Et cette Eglise introduit évidemment ses missionnaires et prédicateurs dans toutes les structures sociales et particulièrement dans l’école au mépris du plus élémentaire respect de la liberté de conscience de ces enfants.

Mais alors l’Eglise, toute église, comme toute autre organisation totalitaire, sécrète nécessairement ses « extrémistes » comme l’on entend dire de nos jours, ses fous de Dieu prêts à tuer et à s’immoler joyeusement au nom de Dieu.

A cet égard les exégètes des Écritures qu’elles soient coraniques ou bibliques se fourvoient quand ils rabâchent qu’il convient de ne pas prendre tel verset sanglant ou telle sourate non moins sanglante au pied de la lettre mais qu’il faut en dégager la symbolique, le sens caché mais seul vrai. Ils se fourvoient car les écritures ne s’adressent pas aux seuls exégètes mais d’abord à la multitude de celles et ceux qui ne savent que prendre les phrases et les mots au pied de la lettre.

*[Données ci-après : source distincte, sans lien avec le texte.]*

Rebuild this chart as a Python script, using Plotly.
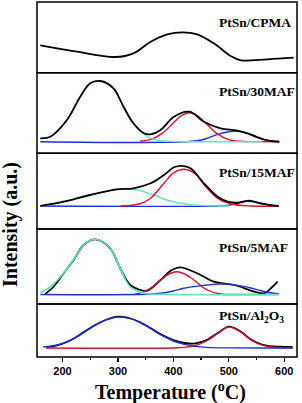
import plotly.graph_objects as go

# ---------------- data (temperature in degC, intensity in a.u.) ----------------
# Panel 1: PtSn/CPMA
cpma_T = [160, 226, 295, 328, 359, 389, 416, 443, 473, 503, 522, 570, 617]
cpma_black = [27.4, 21, 15.7, 19.4, 31, 38.4, 40.4, 38.4, 29.4, 16.7, 12.4, 13.4, 15]

# Panel 2: PtSn/30MAF
m30_T_black = [160, 178, 208, 232, 250, 268, 292, 310, 328, 347, 359, 377, 401, 429, 455, 485, 513, 534, 550, 564, 580, 591]
m30_black = [15, 16.6, 33.3, 56.6, 70, 72.3, 65, 46.6, 30, 20, 19, 23.3, 36.6, 41.6, 31.6, 25, 22.8, 20, 16.5, 13.8, 12, 11.6]
m30_T_cyan = [160, 178, 208, 232, 250, 268, 292, 310, 328, 347, 359, 377, 401, 429, 480, 560]
m30_cyan = [15, 16.6, 33.3, 56.6, 70, 72.3, 65, 46.6, 29, 19, 15, 12.6, 11.8, 11.6, 11.6, 11.6]
m30_T_red = [340, 360, 380, 400, 415, 429, 445, 460, 480, 500, 520, 545, 591]
m30_red = [12.1, 14, 19.9, 30.3, 37.8, 40.6, 37, 29.2, 19.1, 13.7, 12, 11.7, 11.6]
m30_T_blue = [160, 440, 460, 480, 500, 512, 525, 540, 555, 570, 591]
m30_blue = [11.6, 12.3, 14.8, 19, 21.5, 22.3, 21.3, 18.3, 15, 12.8, 11.8]

# Panel 3: PtSn/15MAF
m15_T_black = [160, 202, 250, 298, 328, 359, 383, 401, 415, 431, 455, 480, 498, 516, 537, 558, 590]
m15_black = [23, 27.3, 34, 39.7, 40.7, 45.7, 54, 61.7, 63.2, 60.7, 45.7, 32.3, 27.3, 26.3, 28.3, 25.7, 23]
m15_T_cyan = [160, 202, 250, 280, 300, 318, 340, 353, 370, 385, 405, 425, 445, 465, 500]
m15_cyan = [23, 27.3, 34, 37.8, 39.7, 40.2, 38.5, 36, 33, 29.5, 26.5, 24.8, 23.6, 23.1, 23]
m15_T_red = [305, 320, 341, 359, 383, 401, 420, 440, 455, 480, 504, 540, 590]
m15_red = [23, 23.5, 25.5, 30.7, 45.7, 56.3, 59.7, 55, 44.5, 30.7, 25, 23, 23]
m15_T_blue = [160, 480, 500, 515, 535, 555, 575, 590]
m15_blue = [23, 23, 23.8, 25.5, 27.8, 25.8, 23.6, 23]

# Panel 4: PtSn/5MAF
m5_T_black = [169, 185, 202, 220, 238, 259, 286, 304, 322, 341, 353, 377, 395, 413, 449, 473, 510, 546, 564, 576, 588]
m5_black = [10, 18, 30.7, 44, 59, 64.7, 55.7, 35.7, 19, 14, 13.3, 24, 33.3, 36.7, 29, 22.3, 19, 12.3, 10.7, 15.7, 22.3]
m5_T_cyan = [160, 178, 202, 220, 238, 259, 286, 304, 322, 347, 377, 590]
m5_cyan = [11.3, 17, 31, 44.5, 59, 64.7, 55.7, 35.7, 17.3, 10.7, 9.7, 9.5]
m5_T_red = [330, 347, 362, 377, 392, 407, 422, 437, 461, 485, 520, 590]
m5_red = [9.5, 12.3, 17, 24, 30, 32.3, 29.5, 24, 14, 10, 9.5, 9.5]
m5_T_blue = [160, 350, 377, 400, 419, 440, 461, 485, 505, 522, 540, 558, 581, 590]
m5_blue = [9.5, 9.7, 10.7, 13, 15.7, 17.6, 19, 20, 19.6, 18, 16, 13.3, 10.7, 10]

# Panel 5: PtSn/Al2O3
al_T_black = [172, 190, 210, 225, 240, 260, 280, 300, 320, 340, 360, 380, 400, 420, 440, 460, 480, 500, 520, 540, 560, 580, 600, 615]
al_black = [9.8, 11.5, 15.5, 20, 25.5, 32.3, 37.5, 40.3, 39, 34.8, 28.5, 22, 17, 14, 13.6, 17, 24, 30.3, 26, 17.5, 12.5, 10.6, 10.2, 10]
al_T_blue = [165, 180, 200, 220, 240, 260, 280, 300, 320, 340, 360, 380, 400, 420, 440, 460, 500, 615]
al_blue = [10, 11, 13.5, 18.3, 25, 32, 37.3, 40, 38.6, 34.5, 28, 21.3, 16, 12.6, 10.6, 9.6, 9.1, 9]
al_T_red = [170, 400, 420, 440, 460, 480, 500, 520, 540, 560, 580, 615]
al_red = [9, 9, 9.6, 11.5, 16, 23.5, 30, 25.5, 17, 11.8, 9.8, 9.2]

panel_names = ["<b>PtSn/CPMA</b>", "<b>PtSn/30MAF</b>", "<b>PtSn/15MAF</b>",
               "<b>PtSn/5MAF</b>", "<b>PtSn/Al<sub>2</sub>O<sub>3</sub></b>"]
x_ticks = [200, 300, 400, 500, 600]

# ---------------- styling ----------------
BLACK = "#000000"
CYAN = "#5fe3c2"
RED = "#d9102e"
BLUE = "#1f2fe0"

W, H = 302, 403
ML, MR, MT, MB = 37, 5, 2, 46
PW, PH = W - ML - MR, H - MT - MB

def py(pix):
    return (H - MB - pix) / PH

def px(pix):
    return (pix - ML) / PW

bounds = [2, 72.7, 153.3, 229, 304, 357]
domains = []
for i in range(5):
    lo = max(0.0, py(bounds[i + 1]))
    hi = min(1.0, py(bounds[i]))
    domains.append([lo, hi])

fig = go.Figure()

def add(T, v, color, panel, width):
    fig.add_trace(go.Scatter(
        x=T, y=v, mode="lines",
        line=dict(color=color, width=width, shape="spline", smoothing=1.0),
        yaxis="y" if panel == 1 else f"y{panel}", xaxis="x",
        showlegend=False, hoverinfo="skip"))

# panel 1
add(cpma_T, cpma_black, BLACK, 1, 1.8)
# panel 2 (black on top)
add(m30_T_blue, m30_blue, BLUE, 2, 1.4)
add(m30_T_red, m30_red, RED, 2, 1.4)
add(m30_T_cyan, m30_cyan, CYAN, 2, 1.4)
add(m30_T_black, m30_black, BLACK, 2, 1.8)
# panel 3 (black on top)
add(m15_T_blue, m15_blue, BLUE, 3, 1.4)
add(m15_T_cyan, m15_cyan, CYAN, 3, 1.4)
add(m15_T_red, m15_red, RED, 3, 1.4)
add(m15_T_black, m15_black, BLACK, 3, 1.8)
# panel 4 (components on top)
add(m5_T_black, m5_black, BLACK, 4, 1.8)
add(m5_T_red, m5_red, RED, 4, 1.4)
add(m5_T_blue, m5_blue, BLUE, 4, 1.4)
add(m5_T_cyan, m5_cyan, CYAN, 4, 1.6)
# panel 5 (components on top)
add(al_T_black, al_black, BLACK, 5, 1.8)
add(al_T_red, al_red, RED, 5, 1.4)
add(al_T_blue, al_blue, BLUE, 5, 1.4)

ranges = [bounds[i + 1] - bounds[i] for i in range(5)]
ranges[4] = 357 - 304

layout = dict(
    width=W, height=H,
    margin=dict(l=ML, r=MR, t=MT, b=MB),
    paper_bgcolor="white", plot_bgcolor="white",
    xaxis=dict(
        range=[154, 623], anchor="y5", tickvals=x_ticks,
        ticktext=[str(t) for t in x_ticks],
        ticks="outside", ticklen=4, tickwidth=1.3, tickcolor="black",
        minor=dict(ticks="outside", ticklen=2, tickwidth=1.2, tickcolor="black",
                   tickvals=[250, 350, 450, 550]),
        showgrid=False, zeroline=False, showline=False,
        tickfont=dict(family="Liberation Sans", size=11, color="black", weight="bold"),
    ),
)
for i in range(5):
    key = "yaxis" if i == 0 else f"yaxis{i+1}"
    layout[key] = dict(domain=domains[i], range=[0, ranges[i]], anchor="x",
                       showticklabels=False, ticks="", showgrid=False,
                       zeroline=False, showline=False, fixedrange=True)
fig.update_layout(**layout)

# panel frames
for d in domains:
    fig.add_shape(type="rect", xref="paper", yref="paper", x0=0, x1=1, y0=d[0], y1=d[1],
                  line=dict(color="black", width=1.5), fillcolor="rgba(0,0,0,0)", layer="above")

label_y = [22.7, 91.7, 172.7, 247.3, 316]
for name, ly in zip(panel_names, label_y):
    fig.add_annotation(text=name, xref="paper", yref="paper", x=px(216.5), y=py(ly),
                       xanchor="left", yanchor="middle", showarrow=False,
                       font=dict(family="Liberation Serif", size=13.5, color="black"))

fig.add_annotation(text="<b>Intensity (a.u.)</b>", xref="paper", yref="paper",
                   x=px(10), y=py(225), xanchor="center", yanchor="middle",
                   textangle=-90, showarrow=False,
                   font=dict(family="Liberation Serif", size=20, color="black"))
fig.add_annotation(text="<b>Temperature (<sup>o</sup>C)</b>", xref="paper", yref="paper",
                   x=px(170), y=py(391), xanchor="center", yanchor="middle",
                   showarrow=False,
                   font=dict(family="Liberation Serif", size=20, color="black"))

fig.write_html("out.html",
               config={"displayModeBar": False, "staticPlot": True},
               post_script="document.body.style.margin='0';document.body.style.overflow='hidden';")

Les « fous de Dieu » sont produits par toutes les religions, par ces Eglises qui dictent les comportements en connivence avec le pouvoir d’État et d’autant plus que ce pouvoir est autoritaire.

Telles sont les raisons pour lesquelles ces vêtements, ces signes ostentatoires manifestent une soumission, la soumission à un dogme, à un totalitarisme qui, en tant que tel prétend soumettre le monde entier à La Vérité.

Que chacun(e) se vête donc comme il lui plaît mais cette liberté m’autorise d’un même mouvement à dénoncer le totalitarisme religieux dont certains vêtements sont les étendards et dont les « fous de Dieu » ont toujours été les sinistres soldats.